The appropriate amount of effort is zero

Framing and Definition of “Effort”

  • Central debate: the article uses a nonstandard definition of “effort” as excess tension/energy beyond what’s required.
  • Many see this as a rhetorical trick: redefine a word, then derive a provocative conclusion (“appropriate effort is zero”).
  • Some defend it as a useful “clicky” reframe: distinguishing energy vs the felt strain of overdoing things.

Mastery, Practice, and Flow

  • Broad agreement: apparent effortlessness in experts (athletes, musicians, programmers) usually comes after long, often grueling practice.
  • Pattern described:
    • Stage 1: high conscious effort and clumsiness.
    • Stage 2: skill and muscle memory build.
    • Stage 3: relaxed, “flow” performance with minimal visible effort.
  • Several examples (swimming, instruments, martial arts, racing, gaming) stress that “relaxing” only works once baseline competence exists.

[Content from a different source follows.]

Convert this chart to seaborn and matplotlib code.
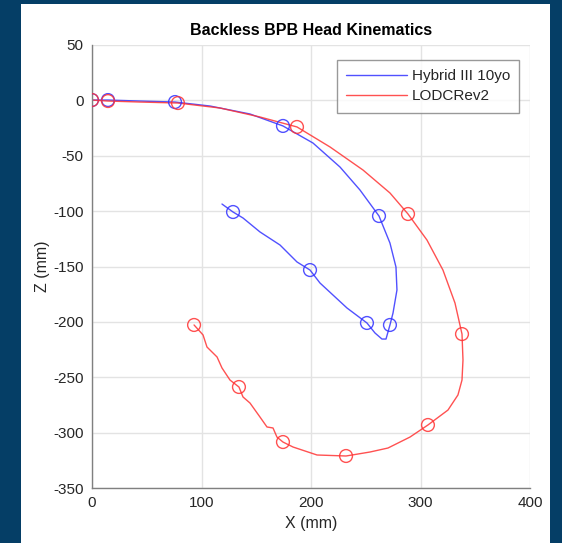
import matplotlib
matplotlib.use("Agg")
import matplotlib.pyplot as plt
import seaborn as sns
import pandas as pd
from matplotlib.patches import Rectangle

# ---- data ----
hyb_x = [0, 14.6, 43.8, 75.8, 107.8, 144.3, 174.4, 201.8, 226.5, 244.7, 262.1, 272.1, 277.6, 278.5,
         274.9, 272.1, 268.5, 264.8, 258.4, 251.1, 232.9, 208.2, 199.1, 187.2, 171.7, 153.4,
         137.9, 128.8, 118.7]
hyb_z = [0.3, 0.3, -0.6, -1.5, -5.1, -12.3, -23.1, -38.5, -60.2, -80.9, -104.4, -128.8, -150.5, -171.2,
         -192.0, -202.8, -215.5, -215.5, -210.0, -201.0, -187.5, -164.9, -153.2, -145.9, -130.6, -118.8,
         -106.2, -100.8, -93.6]
hyb_mx = [0, 14.6, 75.8, 174.4, 262.1, 272.1, 251.1, 199.1, 128.8]
hyb_mz = [0.3, 0.3, -1.5, -23.1, -104.4, -202.8, -201, -153.2, -100.8]

lod_x = [0, 14.6, 43.8, 78.5, 116.9, 153.4, 187.2, 217.4, 247.5, 272.1, 288.6, 305.9, 320.5, 331.5,
         337.9, 338.8, 337.9, 334.2, 325.1, 306.8, 290.4, 270.3, 253.9, 232.0, 205.5, 183.6, 174.4,
         168.9, 165.3, 159.8, 153.4, 144.3, 137.9, 134.2, 126.0, 118.7, 114.2, 105.0, 101.4, 93.2]
lod_z = [0.3, -0.6, -1.5, -2.4, -6.9, -15.0, -24.0, -42.1, -62.9, -83.6, -102.6, -126.1, -153.2, -183.0,
         -211.0, -234.4, -252.5, -266.0, -279.6, -293.1, -304.0, -313.9, -317.5, -321.1, -320.2, -313.0,
         -308.5, -304.0, -295.8, -294.9, -285.9, -273.3, -267.8, -258.8, -252.5, -241.6, -231.7, -222.7,
         -211.8, -202.8]
lod_mx = [0, 14.6, 78.5, 187.2, 288.6, 337.9, 306.8, 232.0, 174.4, 134.2, 93.2]
lod_mz = [0.3, -0.6, -2.4, -24.0, -102.6, -211.0, -293.1, -321.1, -308.5, -258.8, -202.8]

x_ticks = [0, 100, 200, 300, 400]
z_ticks = [50, 0, -50, -100, -150, -200, -250, -300, -350]

title = "Backless BPB Head Kinematics"
labels = ["Hybrid III 10yo", "LODCRev2"]
colors = ["#3333ff", "#ff3333"]

# ---- figure ----
sns.set_theme(style="whitegrid")
plt.rcParams['font.family'] = ['Liberation Sans', 'DejaVu Sans']
plt.rcParams['axes.unicode_minus'] = False

fig = plt.figure(figsize=(5.62, 5.43), dpi=100)
fig.patch.set_facecolor("#053e66")
panel = Rectangle((21/562, 0), (550-21)/562, 1 - 4/543, transform=fig.transFigure,
                  facecolor="white", edgecolor="none", zorder=-10)
fig.add_artist(panel)
ax = fig.add_axes([92/562, 1 - 488/543, (530-92)/562, (488-45)/543])
ax.set_zorder(5)
ax.set_facecolor("white")

df_h = pd.DataFrame({"x": hyb_x, "z": hyb_z})
df_l = pd.DataFrame({"x": lod_x, "z": lod_z})
sns.lineplot(data=df_h, x="x", y="z", sort=False, estimator=None, ax=ax,
             color=colors[0], lw=1.0, alpha=0.85, label=labels[0])
sns.lineplot(data=df_l, x="x", y="z", sort=False, estimator=None, ax=ax,
             color=colors[1], lw=1.0, alpha=0.85, label=labels[1])

ax.scatter(hyb_mx, hyb_mz, s=85, facecolors="none", edgecolors=colors[0], linewidths=1.0, alpha=0.85, zorder=3)
ax.scatter(lod_mx, lod_mz, s=85, facecolors="none", edgecolors=colors[1], linewidths=1.0, alpha=0.85, zorder=3)

ax.set_xlim(0, 400)
ax.set_ylim(-350, 50)
ax.set_xticks(x_ticks)
ax.set_yticks(z_ticks)
ax.grid(True, color="#e3e3e3", lw=1.0)
for s in ["top", "right"]:
    ax.spines[s].set_visible(False)
for s in ["left", "bottom"]:
    ax.spines[s].set_visible(True)
    ax.spines[s].set_color("#808080")
    ax.spines[s].set_linewidth(1.0)
ax.tick_params(axis="both", direction="in", length=4, width=1, color="#808080",
               labelsize=11, labelcolor="#262626", pad=6)
ax.set_xlabel("X (mm)", fontsize=11.5, color="#262626", labelpad=4)
ax.set_ylabel("Z (mm)", fontsize=11.5, color="#262626", labelpad=2)
ax.set_title(title, fontsize=11.5, fontweight="bold", color="black", pad=7)

leg = ax.legend(loc="upper right", bbox_to_anchor=(0.993, 0.983), fontsize=11, frameon=True,
                fancybox=False, edgecolor="#808080", handlelength=4.0, borderpad=0.6,
                labelspacing=0.4, handletextpad=0.3)
leg.get_frame().set_linewidth(1.0)

fig.savefig("out.png", dpi=100, facecolor=fig.get_facecolor())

Motivation, Boredom, and Goals

  • People respond differently to advice:
    • Some need “work harder” to get through boring fundamentals.
    • Others are harmed by overstriving and need “relax, play, enjoy the process.”
  • Playful practice and intrinsic enjoyment can sustain long, disciplined training better than abstract striving.
  • A recurring idea: identify your real goal first (fun, mastery, credentials, safety), then tune effort to that.

Risk, Safety Margins, and “Minimum” Effort

  • Multiple commenters argue the “exact minimum effort” framing ignores safety margins and uncertainty.
  • Examples: gripping a mug or steering wheel harder to handle bumps; athletes overgripping holds; presentations prepared “above minimum” in case of important guests.
  • Claim: appropriate effort is “bare minimum plus context-dependent tolerance,” never literally zero surplus.

Nature, Wu Wei, and Alexander Technique

  • Discussion of “nature makes no effort” and wu wei: interpreted as acting without internal strain, not without action.
  • Some see this as romanticizing nature; others see value in contrasting human chronic striving with animals’ more immediate response to threats.
  • Alexander Technique and similar mind–body methods are mentioned; some are curious or positive, others skeptical or label it trendy/pseudoscientific.

Psychological Over-Effort and Anxiety

  • Several resonate with the idea that chronic over-effort becomes “normal”; relaxation feels wrong or unsafe.
  • Overthinking, constant tension, and “working hard instead of working well” are described as common problems.

Critiques and Risks of the Message

  • Strong pushback that the article reverses cause and effect: people perform effortlessly because they’re expert, not vice versa.
  • Concern that “zero effort” rhetoric, especially out of context, can justify laziness (e.g., students outsourcing work to AI and learning nothing).
  • Some call the piece shallow or “hopium”: ignoring the grind needed before ease emerges.

Practical Takeaways from the Thread

  • Cut wasted tension and motion; do the least that reliably works, but no less.
  • For beginners, “relax” is often useless; for intermediates/experts, it’s powerful.
  • Consistent, modest effort over time beats sporadic heroics, but can coexist with a playful, low-strain attitude.